Dr. John R. Johnson, Curator of Anthropology for the Santa Barbara Museum of Natural History has spent more than two decades studying the rich archive of California mission documents, many of them conveniently found at the Santa Barbara Mission Archive just down the street from his museum. John has focused most heavily on the story of the Indians at the missions. In so doing he has helped many Indian people learn more of their own genealogy and connections not simply to the missions but to their own culture. In recent years he has been involved in major projects for the National Park Service and other federal entities to help recreate a map of Chumash villages extending from Paso Robles to Los Angeles County as it would have been in 1769.
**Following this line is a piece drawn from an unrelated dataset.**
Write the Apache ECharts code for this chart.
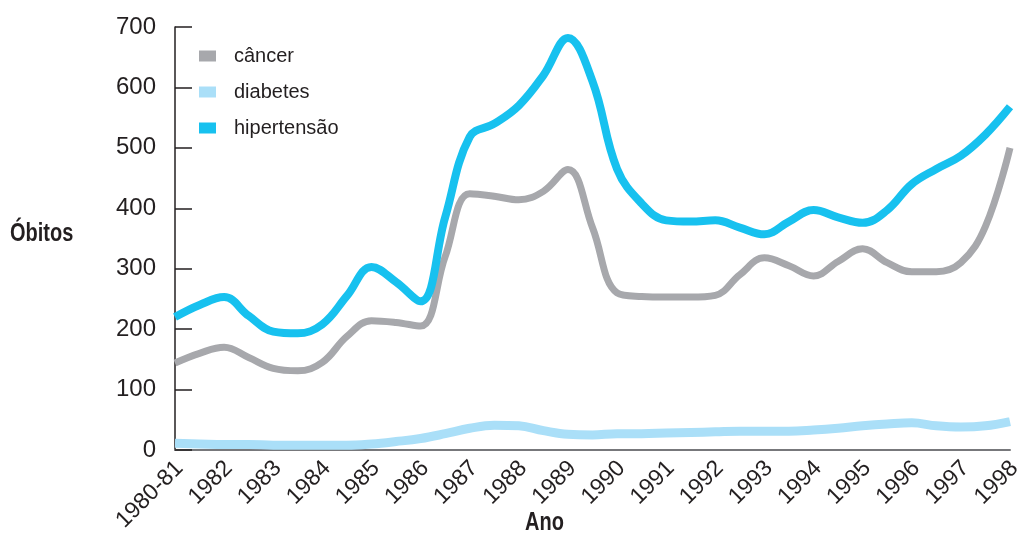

However, the specific accomplishment that stood out in the decision to present this award to John was done outside of Chumash territory. While working on a project associated with the Camp Pendleton Marine Base in San Diego County, John and a colleague painstakingly recreated a version of the missing baptismal record of Mission San Luis Rey. The absence of this crucial record had been a major loss not only for researchers but for the descendents of the mission neophytes of Mission San Luis Rey. Using two of the existing padrones, or censuses, it was possible to re-establish much of the information that would have been in the missing document.